I am just completing a chapter for a book on Organizational Memory. It is due today US time, and I am 16 hours ahead in New Zealand so I may make it! I am arguing strongly for a fragmented and dynamic approach to memory, rather than that static approach represented by content focused KM approaches and (as mad and bad) recording and archiving of complete stories from people as they approach retirement. For the moment I thought I would share the opening two paragraphs
Once upon a time when people joined organisations with the reasonable expectation of a job of life, apprenticeships were common place and indirect communication was limited to the office memo and the telephone; not many people talked about organisational memory. In an earlier age the oral tradition allowed complex knowledge to evolve through the interaction of those stories with the day to day realities of living; then the very idea of organisational knowledge would have been incomprehensible. In both of these cases knowledge was a living, evolving entity not a static repository of information. In the West our oral tradition suffered at the hands of Hans Christian Andersen and the Brothers Grimm who wrote down the stories, so that in the modern day they seem quaint, they have not evolved. A decade of knowledge management practice has focused on a largely forlorn attempt to codify what people know into best practice documents. Even those who adopt the use of story seem to have a tendency to create archive recordings of material. The living, evolving and creatively messy tradition of our near and distant ancestors appears lost in an over enthusiastic attempt to create highly “chunked” knowledge artifacts at the expense of knowledge dynamics and learning.

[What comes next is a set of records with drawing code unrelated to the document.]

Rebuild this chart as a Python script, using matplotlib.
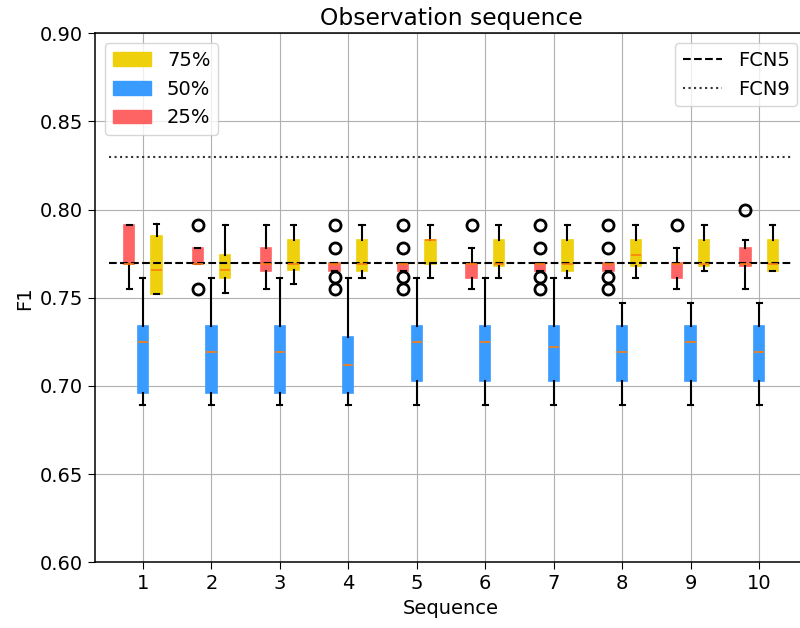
import numpy as np
import matplotlib.pyplot as plt
from matplotlib.patches import Patch
from matplotlib.lines import Line2D

# Secuencias
secuencias = [1, 2, 3, 4, 5, 6, 7, 8, 9, 10]

# Cuartiles (25%, 50%, 75%)
# 25% (rojo)
p25_q1 = [0.769, 0.769, 0.765, 0.765, 0.765, 0.761, 0.765, 0.765, 0.761, 0.768]
p25_med = [0.769, 0.769, 0.769, 0.769, 0.769, 0.769, 0.769, 0.769, 0.769, 0.769]
p25_q3 = [0.791, 0.778, 0.778, 0.770, 0.770, 0.770, 0.770, 0.770, 0.770, 0.778]
p25_lo = [0.755, 0.769, 0.755, 0.765, 0.765, 0.755, 0.765, 0.765, 0.755, 0.755]
p25_hi = [0.791, 0.778, 0.791, 0.770, 0.770, 0.778, 0.770, 0.770, 0.778, 0.783]
p25_fl = [[], [0.791, 0.755], [], [0.791, 0.778, 0.762, 0.755],
          [0.791, 0.778, 0.762, 0.755], [0.791], [0.791, 0.778, 0.762, 0.755],
          [0.791, 0.778, 0.762, 0.755], [0.791], [0.800]]

# 50% (azul)
p50_q1 = [0.696, 0.696, 0.696, 0.696, 0.703, 0.703, 0.703, 0.703, 0.703, 0.703]
p50_med = [0.725, 0.719, 0.719, 0.712, 0.725, 0.725, 0.722, 0.719, 0.725, 0.719]
p50_q3 = [0.734, 0.734, 0.734, 0.728, 0.734, 0.734, 0.734, 0.734, 0.734, 0.734]
p50_lo = [0.689, 0.689, 0.689, 0.689, 0.689, 0.689, 0.689, 0.689, 0.689, 0.689]
p50_hi = [0.761, 0.761, 0.761, 0.761, 0.761, 0.761, 0.761, 0.747, 0.747, 0.747]

# 75% (amarillo)
p75_q1 = [0.752, 0.761, 0.766, 0.765, 0.769, 0.768, 0.765, 0.768, 0.768, 0.765]
p75_med = [0.766, 0.766, 0.769, 0.769, 0.783, 0.769, 0.769, 0.774, 0.769, 0.769]
p75_q3 = [0.785, 0.774, 0.783, 0.783, 0.783, 0.783, 0.783, 0.783, 0.783, 0.783]
p75_lo = [0.752, 0.753, 0.758, 0.761, 0.761, 0.761, 0.761, 0.761, 0.765, 0.765]
p75_hi = [0.792, 0.791, 0.791, 0.791, 0.791, 0.791, 0.791, 0.791, 0.791, 0.791]

# Referencias
fcn5 = 0.77
fcn9 = 0.83

colores = {'25%': '#FF6464', '50%': '#3A9BFF', '75%': '#EFD00C'}


def estadisticas(q1, med, q3, lo, hi, fl=None):
    stats = []
    for i in range(len(q1)):
        stats.append({'q1': q1[i], 'med': med[i], 'q3': q3[i],
                      'whislo': lo[i], 'whishi': hi[i],
                      'fliers': fl[i] if fl else []})
    return stats


def dibujar(ax, stats, pos, color):
    ax.bxp(stats, positions=pos, widths=0.15, patch_artist=True,
           showfliers=True, manage_ticks=False,
           boxprops=dict(facecolor=color, edgecolor=color, linewidth=1.2),
           whiskerprops=dict(color='black', linewidth=1.5),
           capprops=dict(color='black', linewidth=1.5),
           medianprops=dict(color='#FF7F0E', linewidth=1.2),
           flierprops=dict(marker='o', markerfacecolor='none',
                           markeredgecolor='black', markersize=8,
                           markeredgewidth=2))


plt.rcParams['font.size'] = 14
plt.rcParams['axes.linewidth'] = 1.1
plt.rcParams['xtick.major.size'] = 5
plt.rcParams['ytick.major.size'] = 5

fig = plt.figure(figsize=(8, 6.28), dpi=100)
ax = fig.add_axes([0.11875, 0.1046, 0.89, 0.8424])

x = np.array(secuencias)
dibujar(ax, estadisticas(p25_q1, p25_med, p25_q3, p25_lo, p25_hi, p25_fl), x - 0.2, colores['25%'])
dibujar(ax, estadisticas(p50_q1, p50_med, p50_q3, p50_lo, p50_hi), x, colores['50%'])
dibujar(ax, estadisticas(p75_q1, p75_med, p75_q3, p75_lo, p75_hi), x + 0.2, colores['75%'])

ax.plot([x[0] - 0.5, x[-1] + 0.5], [fcn5, fcn5], 'k--', linewidth=1.5)
ax.plot([x[0] - 0.5, x[-1] + 0.5], [fcn9, fcn9], ':', color='#333333', linewidth=1.5)

ax.set_xticks(x)
ax.set_xticklabels([str(s) for s in secuencias])
ax.set_xlim(x[0] - 0.7, x[-1] + 0.7)
ax.set_ylim(0.6, 0.9)
ax.grid(True)
ax.set_axisbelow(True)

ax.set_title('Observation sequence', fontsize=16.8)
ax.set_xlabel('Sequence')
ax.set_ylabel('F1')

leg1 = ax.legend(handles=[Patch(color=colores['75%'], label='75%'),
                          Patch(color=colores['50%'], label='50%'),
                          Patch(color=colores['25%'], label='25%')],
                 loc='upper left')
ax.add_artist(leg1)
ax.legend(handles=[Line2D([], [], color='black', linestyle='--', linewidth=1.5, label='FCN5'),
                   Line2D([], [], color='#333333', linestyle=':', linewidth=1.5, label='FCN9')],
          loc='upper right')

plt.savefig('out.png', dpi=100)
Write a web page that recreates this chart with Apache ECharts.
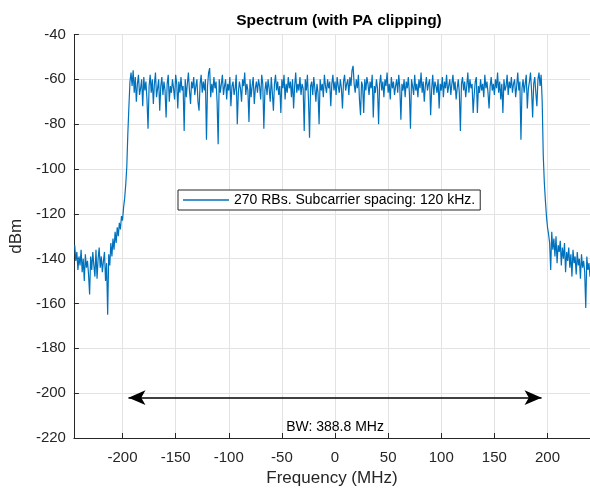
<!DOCTYPE html>
<html>
<head>
<meta charset="utf-8">
<style>
  html, body { margin: 0; padding: 0; background: #ffffff; }
  #chart { width: 590px; height: 492px; }
</style>
<script src="https://cdn.jsdelivr.net/npm/echarts@6/dist/echarts.min.js"></script>
</head>
<body>
<div id="chart"></div>
<script>
// Carrier configuration
const numRB = 270;
const scsKHz = 120;
const sampleRateMHz = 491.52;
const bwMHz = 388.8;

// Visible frequency window (MHz)
const freqMinMHz = -sampleRateMHz / 2;
const freqMaxMHz = 240;

// Frequency grid of the spectrum estimate (MHz)
const freqStartMHz = -245;
const freqStepMHz = 1;

// Power levels (dBm), lower skirt: -245 ... -199 MHz
const lowerSkirt = [
  -134, -141, -137, -145, -139, -143, -136, -146, -140, -150,
  -138, -144, -141, -147, -156, -139, -145, -137, -143, -148,
  -136, -149, -140, -135, -144, -139, -146, -141, -137, -150,
  -142, -165, -138, -143, -133, -139, -131, -136, -128, -133,
  -126, -130, -124, -127, -121, -123, -117
];

// Lower band edge: -198 ... -194 MHz
const lowerEdge = [-113, -107, -99, -84, -72];

// Occupied band: -193 ... 194 MHz
const occupiedBand = [
  -61, -57, -63, -56, -66, -59, -70, -62, -58, -67,
  -64, -60, -72, -59, -65, -61, -69, -82, -63, -58,
  -66, -60, -71, -62, -57, -68, -64, -60, -74, -63,
  -59, -67, -61, -65, -77, -62, -58, -70, -63, -66,
  -60, -64, -69, -58, -62, -73, -61, -66, -59, -65,
  -63, -83, -60, -68, -62, -57, -65, -71, -61, -64,
  -59, -67, -63, -60, -70, -74, -62, -58, -66, -61,
  -65, -60, -87, -63, -57, -55, -68, -62, -66, -59,
  -64, -61, -70, -89, -60, -66, -62, -58, -67, -63,
  -60, -69, -62, -65, -59, -72, -63, -61, -67, -64,
  -58, -80, -66, -61, -64, -70, -60, -63, -57, -67,
  -62, -65, -79, -60, -68, -63, -59, -71, -64, -61,
  -66, -60, -63, -69, -58, -62, -82, -65, -61, -67,
  -60, -64, -70, -59, -66, -74, -62, -58, -65, -61,
  -67, -63, -75, -60, -64, -58, -69, -62, -66, -59,
  -64, -61, -68, -60, -73, -63, -57, -66, -62, -65,
  -59, -67, -62, -64, -83, -60, -65, -58, -69, -86,
  -63, -61, -67, -59, -64, -70, -62, -66, -80, -60,
  -65, -62, -68, -58, -63, -66, -60, -64, -61, -72,
  -62, -58, -65, -61, -67, -59, -63, -66, -60, -64,
  -73, -61, -58, -65, -62, -60, -67, -59, -63, -56,
  -54, -62, -66, -60, -64, -58, -69, -76, -61, -63,
  -75, -60, -65, -59, -62, -67, -61, -64, -58, -77,
  -63, -66, -60, -64, -80, -62, -58, -65, -61, -68,
  -60, -63, -57, -66, -62, -69, -59, -64, -61, -67,
  -63, -60, -66, -58, -64, -78, -62, -65, -60, -68,
  -61, -64, -59, -66, -82, -60, -63, -67, -58, -65,
  -62, -68, -60, -64, -57, -66, -61, -70, -63, -59,
  -65, -62, -60, -76, -64, -58, -67, -61, -63, -66,
  -60, -73, -62, -65, -59, -68, -61, -64, -58, -66,
  -63, -60, -67, -62, -58, -65, -61, -69, -64, -60,
  -66, -83, -62, -59, -65, -61, -68, -63, -57, -66,
  -60, -64, -62, -75, -67, -61, -59, -75, -63, -66,
  -60, -65, -62, -68, -58, -64, -61, -66, -73, -63,
  -59, -65, -62, -67, -60, -64, -57, -66, -61, -69,
  -62, -75, -60, -65, -63, -58, -67, -61, -64, -59,
  -66, -62, -60, -68, -63, -57, -65, -61, -87, -64,
  -60, -66, -62, -58, -73, -64, -61, -57, -65, -77,
  -62, -59, -66, -72, -60, -57, -63, -58
];

// Upper band edge: 195 ... 200 MHz
const upperEdge = [-70, -94, -106, -114, -121, -126];

// Upper skirt: 201 ... 245 MHz
const upperSkirt = [
  -129, -133, -145, -128, -136, -131, -139, -130, -142, -134,
  -137, -132, -143, -135, -140, -133, -146, -137, -141, -135,
  -144, -138, -148, -136, -142, -139, -147, -137, -143, -140,
  -149, -138, -144, -141, -146, -162, -139, -145, -142, -148,
  -140, -146, -143, -150, -141
];

// Axis settings
const yTicks = [-220, -200, -180, -160, -140, -120, -100, -80, -60, -40];

const levels = [].concat(lowerSkirt, lowerEdge, occupiedBand, upperEdge, upperSkirt);
const spectrum = levels.map((v, i) => [freqStartMHz + i * freqStepMHz, v]);

const seriesName = numRB + ' RBs. Subcarrier spacing: ' + scsKHz + ' kHz.';
const bwLabel = 'BW: ' + bwMHz.toFixed(1) + ' MHz';
const arrowLevel = -202;
const bwTextLevel = -215;

const fontFamily = '"Liberation Sans", Arial, Helvetica, sans-serif';
const axisColor = '#262626';
const gridColor = '#e3e3e3';
const lineColor = '#0072BD';

const chart = echarts.init(document.getElementById('chart'), null, { renderer: 'canvas' });

chart.setOption({
  animation: false,
  backgroundColor: '#ffffff',
  textStyle: { fontFamily: fontFamily },
  title: {
    text: 'Spectrum (with PA clipping)',
    left: 334,
    textAlign: 'center',
    top: 8,
    textStyle: { fontFamily: fontFamily, fontSize: 15.5, fontWeight: 'bold', color: '#000000' }
  },
  grid: { left: 72.5, top: 34.5, right: 0, bottom: 50, containLabel: false },
  legend: {
    data: [{ name: seriesName, icon: 'rect' }],
    left: 178,
    top: 190,
    orient: 'horizontal',
    backgroundColor: '#ffffff',
    borderColor: axisColor,
    borderWidth: 1,
    padding: [3, 5, 3, 5],
    itemWidth: 46,
    itemHeight: 1.5,
    selectedMode: false,
    itemStyle: { color: lineColor, borderWidth: 0 },
    lineStyle: { width: 0 },
    textStyle: { fontFamily: fontFamily, fontSize: 14, color: '#000000' }
  },
  xAxis: {
    type: 'value',
    min: freqMinMHz,
    max: freqMaxMHz,
    splitNumber: 10,
    name: 'Frequency (MHz)',
    nameLocation: 'middle',
    nameGap: 32,
    nameTextStyle: { fontFamily: fontFamily, fontSize: 17, color: axisColor },
    axisLine: { show: true, onZero: false, lineStyle: { color: axisColor, width: 1 } },
    axisTick: { show: true, inside: true, length: 5, lineStyle: { color: axisColor } },
    axisLabel: {
      show: true, margin: 12, fontSize: 15, color: axisColor, fontFamily: fontFamily,
      showMinLabel: false, showMaxLabel: false,
      formatter: v => String(Math.round(v))
    },
    splitLine: { show: true, lineStyle: { color: gridColor, width: 1 } }
  },
  yAxis: {
    type: 'value',
    min: yTicks[0],
    max: yTicks[yTicks.length - 1],
    interval: yTicks[1] - yTicks[0],
    name: 'dBm',
    nameLocation: 'middle',
    nameGap: 48,
    nameTextStyle: { fontFamily: fontFamily, fontSize: 17, color: axisColor },
    axisLine: { show: true, onZero: false, lineStyle: { color: axisColor, width: 1 } },
    axisTick: { show: true, inside: true, length: 5, lineStyle: { color: axisColor } },
    axisLabel: { show: true, margin: 8, fontSize: 15, color: axisColor, fontFamily: fontFamily },
    splitLine: { show: true, lineStyle: { color: gridColor, width: 1 } }
  },
  series: [
    {
      name: seriesName,
      type: 'line',
      data: spectrum,
      symbol: 'none',
      showSymbol: false,
      sampling: null,
      clip: true,
      lineStyle: { color: lineColor, width: 1.2 },
      itemStyle: { color: lineColor },
      z: 3
    },
    {
      name: 'bandwidth',
      type: 'line',
      data: [],
      silent: true,
      markLine: {
        silent: true,
        symbol: ['arrow', 'arrow'],
        symbolSize: [11, 17],
        lineStyle: { color: '#000000', width: 1.5, type: 'solid' },
        label: { show: false },
        data: [[
          { coord: [-bwMHz / 2, arrowLevel] },
          { coord: [bwMHz / 2, arrowLevel] }
        ]]
      },
      markPoint: {
        silent: true,
        symbol: 'circle',
        symbolSize: 0,
        label: {
          show: true,
          position: 'inside',
          formatter: bwLabel,
          fontFamily: fontFamily,
          fontSize: 14,
          color: '#000000'
        },
        data: [{ coord: [0, bwTextLevel] }]
      },
      z: 4
    }
  ]
});
</script>
</body>
</html>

In this chapter I will outline an approach to organisational memory which recognises the importance of fine granularity knowledge objects, linked and connected to current realities. I will emphasis the need for serendipitous and contextual encounters with any such knowledge objects, and the need to modify and blend them on the fly. In doing this I will look at the impact of social computing on the field of knowledge management and the use of narrative databases which together and to a degree mirror the oral tradition and apprentice models of knowledge transfer and creation. I will do this by introducing a set of theoretical arguments, in part drawn from the natural sciences to set the scene. This will be followed by a brief summary criticism of existing approaches in the field and will then conclude by elaborating the approach summarised at the start of this paragraph.